> _Short exercise_
Make an exact copy of all the data.

> _Recorded information_
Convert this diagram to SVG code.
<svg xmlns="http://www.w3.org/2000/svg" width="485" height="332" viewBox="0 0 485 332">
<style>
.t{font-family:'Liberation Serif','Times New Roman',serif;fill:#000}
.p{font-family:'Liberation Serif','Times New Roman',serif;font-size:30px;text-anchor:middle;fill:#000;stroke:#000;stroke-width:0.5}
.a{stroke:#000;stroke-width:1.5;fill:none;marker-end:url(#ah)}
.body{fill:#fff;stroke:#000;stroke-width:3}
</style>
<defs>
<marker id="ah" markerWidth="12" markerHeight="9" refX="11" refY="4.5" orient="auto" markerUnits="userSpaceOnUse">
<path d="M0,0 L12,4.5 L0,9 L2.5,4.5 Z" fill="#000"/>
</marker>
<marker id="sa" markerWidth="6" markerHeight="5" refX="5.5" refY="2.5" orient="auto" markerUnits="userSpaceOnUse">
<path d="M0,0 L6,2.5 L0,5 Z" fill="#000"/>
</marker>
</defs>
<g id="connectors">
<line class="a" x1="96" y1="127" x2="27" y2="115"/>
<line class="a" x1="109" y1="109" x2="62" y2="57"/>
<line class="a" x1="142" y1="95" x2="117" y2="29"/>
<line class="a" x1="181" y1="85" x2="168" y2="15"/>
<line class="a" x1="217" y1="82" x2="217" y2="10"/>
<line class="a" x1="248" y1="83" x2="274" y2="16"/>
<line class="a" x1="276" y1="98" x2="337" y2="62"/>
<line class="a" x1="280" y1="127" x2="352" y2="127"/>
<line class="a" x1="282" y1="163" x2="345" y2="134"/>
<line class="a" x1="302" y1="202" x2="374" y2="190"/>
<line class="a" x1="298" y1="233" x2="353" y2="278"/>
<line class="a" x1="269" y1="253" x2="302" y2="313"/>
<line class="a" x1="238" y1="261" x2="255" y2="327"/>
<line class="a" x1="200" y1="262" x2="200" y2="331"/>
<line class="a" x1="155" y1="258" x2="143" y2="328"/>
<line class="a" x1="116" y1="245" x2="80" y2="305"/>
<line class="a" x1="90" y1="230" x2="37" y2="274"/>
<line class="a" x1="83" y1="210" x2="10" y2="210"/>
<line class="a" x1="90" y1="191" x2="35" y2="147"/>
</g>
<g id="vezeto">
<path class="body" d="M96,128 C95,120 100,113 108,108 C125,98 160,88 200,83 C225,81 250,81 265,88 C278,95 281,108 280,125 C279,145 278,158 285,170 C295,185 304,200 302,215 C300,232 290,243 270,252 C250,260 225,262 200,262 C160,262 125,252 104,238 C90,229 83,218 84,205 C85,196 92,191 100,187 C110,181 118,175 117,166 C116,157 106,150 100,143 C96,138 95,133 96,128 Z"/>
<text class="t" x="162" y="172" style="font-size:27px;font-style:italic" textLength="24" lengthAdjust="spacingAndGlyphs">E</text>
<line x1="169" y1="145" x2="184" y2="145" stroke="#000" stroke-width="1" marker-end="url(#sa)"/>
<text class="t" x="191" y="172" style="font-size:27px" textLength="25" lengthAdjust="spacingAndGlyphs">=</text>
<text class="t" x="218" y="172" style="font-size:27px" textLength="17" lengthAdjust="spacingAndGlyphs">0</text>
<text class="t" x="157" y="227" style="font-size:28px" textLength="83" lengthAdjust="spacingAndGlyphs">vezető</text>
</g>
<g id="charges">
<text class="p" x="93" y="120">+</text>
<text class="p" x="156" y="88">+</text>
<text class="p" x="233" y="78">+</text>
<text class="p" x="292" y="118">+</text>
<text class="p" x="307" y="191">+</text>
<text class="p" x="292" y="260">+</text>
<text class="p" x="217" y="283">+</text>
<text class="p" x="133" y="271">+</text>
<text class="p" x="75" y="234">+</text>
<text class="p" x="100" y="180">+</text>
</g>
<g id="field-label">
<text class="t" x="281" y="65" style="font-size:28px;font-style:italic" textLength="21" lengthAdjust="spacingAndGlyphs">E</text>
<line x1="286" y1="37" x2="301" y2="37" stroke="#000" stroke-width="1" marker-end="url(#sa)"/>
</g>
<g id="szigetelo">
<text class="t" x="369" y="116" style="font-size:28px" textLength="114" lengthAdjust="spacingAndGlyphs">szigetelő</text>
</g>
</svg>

> _Exercise answer_
Convert this diagram to SVG code.
<svg xmlns="http://www.w3.org/2000/svg" width="485" height="332" viewBox="0 0 485 332">
<style>
.t{font-family:'Liberation Serif','Times New Roman',serif;fill:#000}
.p{font-family:'Liberation Serif','Times New Roman',serif;font-size:30px;text-anchor:middle;fill:#000;stroke:#000;stroke-width:0.5}
.a{stroke:#000;stroke-width:1.5;fill:none;marker-end:url(#ah)}
.body{fill:#fff;stroke:#000;stroke-width:3}
</style>
<defs>
<marker id="ah" markerWidth="12" markerHeight="9" refX="11" refY="4.5" orient="auto" markerUnits="userSpaceOnUse">
<path d="M0,0 L12,4.5 L0,9 L2.5,4.5 Z" fill="#000"/>
</marker>
<marker id="sa" markerWidth="6" markerHeight="5" refX="5.5" refY="2.5" orient="auto" markerUnits="userSpaceOnUse">
<path d="M0,0 L6,2.5 L0,5 Z" fill="#000"/>
</marker>
</defs>
<g id="connectors">
<line class="a" x1="96" y1="127" x2="27" y2="115"/>
<line class="a" x1="109" y1="109" x2="62" y2="57"/>
<line class="a" x1="142" y1="95" x2="117" y2="29"/>
<line class="a" x1="181" y1="85" x2="168" y2="15"/>
<line class="a" x1="217" y1="82" x2="217" y2="10"/>
<line class="a" x1="248" y1="83" x2="274" y2="16"/>
<line class="a" x1="276" y1="98" x2="337" y2="62"/>
<line class="a" x1="280" y1="127" x2="352" y2="127"/>
<line class="a" x1="282" y1="163" x2="345" y2="134"/>
<line class="a" x1="302" y1="202" x2="374" y2="190"/>
<line class="a" x1="298" y1="233" x2="353" y2="278"/>
<line class="a" x1="269" y1="253" x2="302" y2="313"/>
<line class="a" x1="238" y1="261" x2="255" y2="327"/>
<line class="a" x1="200" y1="262" x2="200" y2="331"/>
<line class="a" x1="155" y1="258" x2="143" y2="328"/>
<line class="a" x1="116" y1="245" x2="80" y2="305"/>
<line class="a" x1="90" y1="230" x2="37" y2="274"/>
<line class="a" x1="83" y1="210" x2="10" y2="210"/>
<line class="a" x1="90" y1="191" x2="35" y2="147"/>
</g>
<g id="vezeto">
<path class="body" d="M96,128 C95,120 100,113 108,108 C125,98 160,88 200,83 C225,81 250,81 265,88 C278,95 281,108 280,125 C279,145 278,158 285,170 C295,185 304,200 302,215 C300,232 290,243 270,252 C250,260 225,262 200,262 C160,262 125,252 104,238 C90,229 83,218 84,205 C85,196 92,191 100,187 C110,181 118,175 117,166 C116,157 106,150 100,143 C96,138 95,133 96,128 Z"/>
<text class="t" x="162" y="172" style="font-size:27px;font-style:italic" textLength="24" lengthAdjust="spacingAndGlyphs">E</text>
<line x1="169" y1="145" x2="184" y2="145" stroke="#000" stroke-width="1" marker-end="url(#sa)"/>
<text class="t" x="191" y="172" style="font-size:27px" textLength="25" lengthAdjust="spacingAndGlyphs">=</text>
<text class="t" x="218" y="172" style="font-size:27px" textLength="17" lengthAdjust="spacingAndGlyphs">0</text>
<text class="t" x="157" y="227" style="font-size:28px" textLength="83" lengthAdjust="spacingAndGlyphs">vezető</text>
</g>
<g id="charges">
<text class="p" x="93" y="120">+</text>
<text class="p" x="156" y="88">+</text>
<text class="p" x="233" y="78">+</text>
<text class="p" x="292" y="118">+</text>
<text class="p" x="307" y="191">+</text>
<text class="p" x="292" y="260">+</text>
<text class="p" x="217" y="283">+</text>
<text class="p" x="133" y="271">+</text>
<text class="p" x="75" y="234">+</text>
<text class="p" x="100" y="180">+</text>
</g>
<g id="field-label">
<text class="t" x="281" y="65" style="font-size:28px;font-style:italic" textLength="21" lengthAdjust="spacingAndGlyphs">E</text>
<line x1="286" y1="37" x2="301" y2="37" stroke="#000" stroke-width="1" marker-end="url(#sa)"/>
</g>
<g id="szigetelo">
<text class="t" x="369" y="116" style="font-size:28px" textLength="114" lengthAdjust="spacingAndGlyphs">szigetelő</text>
</g>
</svg>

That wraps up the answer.